In support, critics cite the fictional inheritance case of Jarndyce v Jarndyce in Dickens' Bleak House in which the lawyers were able to drag on for so long and for so many generations that the attorneys all bled the estate dry, leaving no money for anyone else.

On Halloween night, children dress up in all manner of ghoulish disguises and go to homes demanding "TRICK OR TREAT."

In other words, we begin teaching them at an early age to use deceit, deception, trickery, and cunning, as well as threats, fear, coercion, and extortion, to take from us what they want.

Yes, that's how, some might say, we teach our children at an early age how to act just like many lawyers who use threatening and often misleading lawyers' demand letters, and threats of terrible nonexistent law suits, to extract money from their helpless victims.

A Holiday Honoring Lawyers

Perhaps that's why Halloween is at heart a holiday honoring lawyers, and why it was traditionally celebrated most prominently in Washington, D.C., which some say has almost more lawyers than people.
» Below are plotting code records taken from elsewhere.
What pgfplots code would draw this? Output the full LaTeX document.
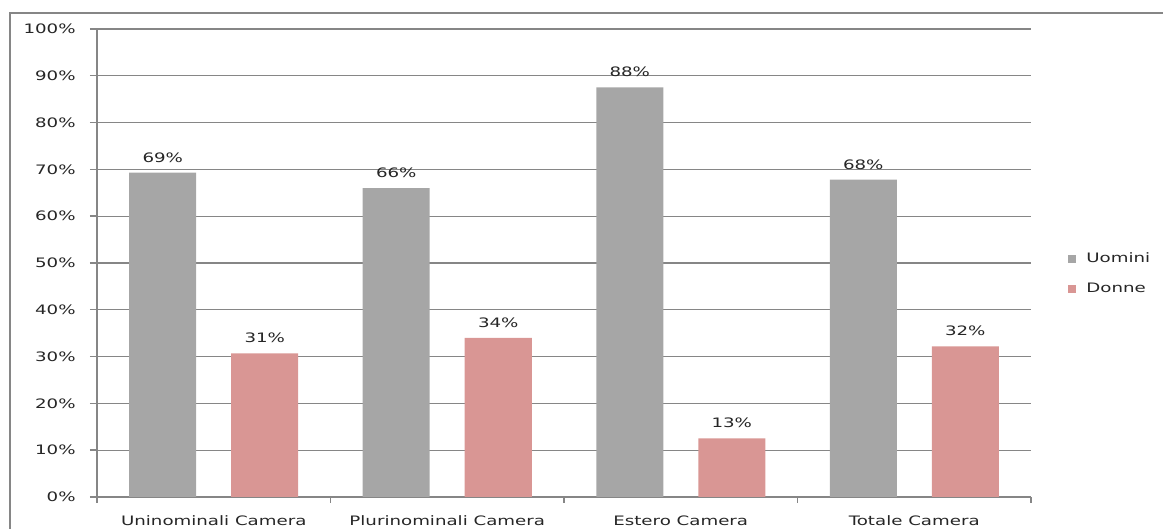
\documentclass[border=0pt]{standalone}
\usepackage{fontspec}
\setmainfont{DejaVu Sans}[FakeStretch=1.4]
\usepackage{pgfplots}
\pgfplotsset{compat=1.18}
\definecolor{gbar}{HTML}{A6A6A6}
\definecolor{pbar}{HTML}{D99694}
\definecolor{axg}{HTML}{868686}
\newcommand{\cf}{\fontsize{6.5}{7.5}\selectfont}
\begin{document}
\begin{tikzpicture}
\useasboundingbox (-48.5pt,-16pt) rectangle (533pt,248.5pt);
\clip (-48.5pt,-16pt) rectangle (533pt,248.5pt);
\draw[axg, line width=1pt] (-43.5pt,242pt) rectangle (560pt,-40pt);
\begin{axis}[
  at={(0pt,0pt)}, anchor=south west,
  width=467pt, height=234pt, scale only axis,
  xmin=-0.5, xmax=3.5, ymin=0, ymax=100,
  ybar=17.5pt, bar width=33.5pt,
  xtick={0,1,2,3},
  xticklabels={Uninominali Camera, Plurinominali Camera, Estero Camera, Totale Camera},
  minor xtick={-0.5,0.5,1.5,2.5,3.5},
  major x tick style={draw=none},
  minor x tick style={draw=axg, line width=0.7pt},
  minor tick length=3pt,
  ytick={0,10,...,100},
  yticklabel={\pgfmathprintnumber{\tick}\%},
  y tick style={draw=axg, line width=0.7pt},
  major tick length=3.5pt,
  tick align=outside,
  ymajorgrids, grid style={draw=axg, line width=0.6pt},
  axis x line*=bottom, axis y line*=left,
  axis line style={draw=axg, line width=0.8pt, -},
  /pgf/number format/assume math mode=true,
  tick label style={font=\cf, text=black!85, inner sep=0pt},
  xticklabel style={yshift=-5.5pt},
  yticklabel style={xshift=-7pt},
  point meta=explicit symbolic,
  nodes near coords,
  every node near coord/.append style={font=\cf, text=black!85, inner sep=0pt, yshift=5pt},
  legend style={at={(1.0396,0.4765)}, anchor=west, draw=none, fill=none, font=\cf, text=black!85, inner sep=0pt, row sep=5pt,
    /tikz/every odd column/.append style={column sep=3pt}},
  legend cell align=left,
  legend image code/.code={\fill[#1] (0pt,-2pt) rectangle (4pt,2pt);},
]
\addplot[fill=gbar, draw=none] coordinates {(0,69.3)[69\%] (1,66.0)[66\%] (2,87.5)[88\%] (3,67.8)[68\%]};
\addplot[fill=pbar, draw=none] coordinates {(0,30.7)[31\%] (1,34.0)[34\%] (2,12.5)[13\%] (3,32.2)[32\%]};
\legend{Uomini, Donne}
\end{axis}
\end{tikzpicture}
\end{document}
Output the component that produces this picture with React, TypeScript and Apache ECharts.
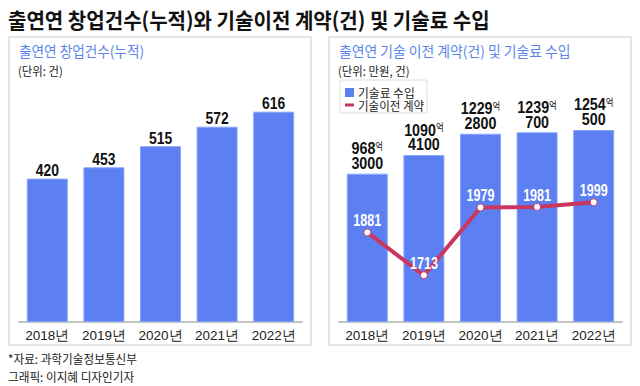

And it is why the streets of Georgetown - but not to the same extent Times Square or Bourbon Street or Haight-Ashbury or the Loop - have always been filled with people celebrating this holiday which honors everything we fear or loath or find revolting, and in many ways also incomprehensible or unbelievable, and thus probably lawyers.

By the way, the AboveTheLaw website once suggested: "Isn't just being a lawyer scary enough?"

And, probably without noting the irony, another lawyer website suggested: "criminal defense and personal injury lawyers alike can remind Halloween party hosts about local social host laws, which could make the host liable if a partygoer is injured at the party or if a partygoer is involved in a drunk driving incident after leaving the party."

Another attorney website - in a posting entitled "How Lawyers Can Use Halloween to Get New Business," sees another source of income for lawyers at Halloween.

"Egging property, toilet papering homes, and other tried and true childhood pranks might seem like old-fashioned fun, but they can easily turn into crimes that land kids in juvenile court" - or, it might suggest, lawyers can be hired to seek damages, and those who celebrated Halloween in this traditional fashion will then have to hire other lawyers to defend themselves.

In the same spirit of capitalizing on a holiday to make more money, an article entitled "Top 10 Halloween Marketing Ideas for Law Firms" reminds everyone that "so many law firms miss opportunities to capitalize on current events. The public views lawyers with mistrust. Dressing in costume, posting on social media about Halloween and other holidays humanizes us."

Another lawyer called Halloween "The Scariest Night of the Year For Personal Injury Attorneys."

And turning the tables, the "Voice of Washington's Legal Community" posted an article entitled "How to Terrify a Lawyer for Halloween."